Now Is the Time to Push Retirement Savings Message
Patricia Advaney, senior vice president, Participant Solutions, Diversified, notes that the stock market is moving toward significant milestones since the recession of 2008, the unemployment picture is better, consumer confidence is up and defined contribution plan participants are seeing their account balances buoyed up after 2008 and 2009 declines. With the general feeling that the economy is rebounding, plan participants are now psychologically more receptive to the retirement savings message, she contends.
When the economy declined, not only did some participants pull back on their retirement savings, but some plan sponsors were reluctant to initiate auto enrollment or auto escalation plan features, or they held down default deferral rates for auto enrollment, Advaney told PLANADVISER. With the economy improving, it is a good time to remind participants of the long-term success of their retirement plans, and to remind sponsors of the benefits to employees of automatic enrollment or automatic deferral escalation plan features.
Advaney says Diversified’s research shows participants are open to automatic escalation; 78% indicated they want an easy way to increase savings each year.
One thing Diversified is doing is pushing out messages to low savers giving them information about what people like them are saving, i.e. averages for their plan, their age group, etc.
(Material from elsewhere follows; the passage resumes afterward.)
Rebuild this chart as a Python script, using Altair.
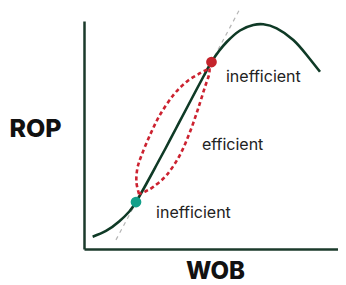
import altair as alt
import pandas as pd

# Main ROP-vs-WOB curve (arbitrary units)
curve_wob = [3.3, 8.4, 13.4, 17.3, 19.85, 23.66, 27.48, 31.3, 35.11, 38.93, 42.75, 45.8,
             48.66, 51.53, 54.47, 59.54, 64.62, 68.44, 73.55, 79.89, 85.0, 90.08]
curve_rop = [5.4, 7.9, 12.06, 16.45, 20.61, 28.29, 36.4, 44.52, 52.85, 61.18, 69.52, 76.1,
             82.02, 86.84, 90.79, 95.83, 98.25, 98.55, 96.8, 91.67, 85.09, 77.76]

# Dotted "efficient" envelope: left and right branches
left_wob = [21.0, 20.0, 20.4, 22.0, 25.2, 29.0, 34.1, 39.2, 44.3, 47.9]
left_rop = [24.1, 29.4, 35.5, 41.2, 50.0, 58.8, 67.5, 73.4, 77.1, 79.2]
right_wob = [47.9, 47.7, 46.2, 43.6, 40.5, 36.6, 31.6, 26.5, 23.3, 21.0]
right_rop = [79.2, 76.3, 71.2, 61.7, 51.5, 41.2, 32.5, 27.3, 25.2, 24.1]

# Secant (dashed) line through the two points
tangent_wob = [12.2, 60.3]
tangent_rop = [4.0, 107.0]

# Points
point_wob = [48.66, 19.85]
point_rop = [82.0, 20.6]
point_color = ["#c4232b", "#13a08a"]

# Labels
label_text = ["inefficient", "efficient", "inefficient"]
label_wob = [54.2, 45.0, 27.5]
label_rop = [73.3, 43.4, 13.6]

X = alt.Scale(domain=[0, 96.95], nice=False, zero=False)
Y = alt.Scale(domain=[0, 100], nice=False, zero=False)

curve_df = pd.DataFrame({"wob": curve_wob, "rop": curve_rop, "i": range(len(curve_wob))})
env_df = pd.DataFrame({
    "wob": left_wob + right_wob,
    "rop": left_rop + right_rop,
    "side": ["left"] * len(left_wob) + ["right"] * len(right_wob),
    "i": list(range(len(left_wob))) + list(range(len(right_wob))),
})
tan_df = pd.DataFrame({"wob": tangent_wob, "rop": tangent_rop})
pt_df = pd.DataFrame({"wob": point_wob, "rop": point_rop, "c": point_color})
lab_df = pd.DataFrame({"wob": label_wob, "rop": label_rop, "t": label_text})

x_enc = alt.X("wob:Q", scale=X, axis=alt.Axis(
    title="WOB", domain=True, domainColor="#1b3a2b", domainWidth=2.5,
    ticks=False, labels=False, grid=False,
    titleFont="Inter", titleFontSize=24, titleFontWeight=800, titleColor="#111",
    titleX=131, titleY=22.5, titleAlign="center", titleBaseline="middle"))
y_enc = alt.Y("rop:Q", scale=Y, axis=alt.Axis(
    title="ROP", domain=True, domainColor="#1b3a2b", domainWidth=2.5,
    ticks=False, labels=False, grid=False,
    titleFont="Inter", titleFontSize=25, titleFontWeight=800, titleColor="#111",
    titleAngle=0, titleX=-49, titleY=107, titleAlign="center", titleBaseline="middle"))

tangent = alt.Chart(tan_df).mark_line(
    color="#b5b5b5", strokeWidth=1.2, strokeDash=[4, 4]
).encode(x=x_enc, y=y_enc)

curve = alt.Chart(curve_df).mark_line(
    color="#0f3a26", strokeWidth=2.6, interpolate="natural"
).encode(x=x_enc, y=y_enc, order="i:Q")

envelope = alt.Chart(env_df).mark_line(
    color="#cc2230", strokeWidth=2.6, strokeDash=[4, 3], interpolate="cardinal"
).encode(x=x_enc, y=y_enc, detail="side:N", order="i:Q")

points = alt.Chart(pt_df).mark_circle(size=115, opacity=1).encode(
    x=x_enc, y=y_enc, color=alt.Color("c:N", scale=None),
)

labels = alt.Chart(lab_df).mark_text(
    align="left", baseline="alphabetic", font="Inter", fontSize=16, color="#222"
).encode(x=x_enc, y=y_enc, text="t:N")

chart = alt.layer(tangent, curve, envelope, points, labels).properties(
    width=254, height=228,
    autosize=alt.AutoSizeParams(type="none"),
    padding={"left": 76, "top": 13, "right": 0, "bottom": 36},
    background="white",
).configure_view(stroke=None)

chart.save("out.html", embed_options={"renderer": "svg", "actions": False})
The messages encourage those saving below average rates to increase savings to at least the average.
Sponsors shouldn’t shy away from those types of messages anymore, and they can team up with plan advisers and providers to get messages out to participants.
“Those influenced by doom and gloom in the economy, we want to appeal to those folks to tell them it’s not bad anymore, it’s OK to save and invest, it’s for the long-term,” Advaney says.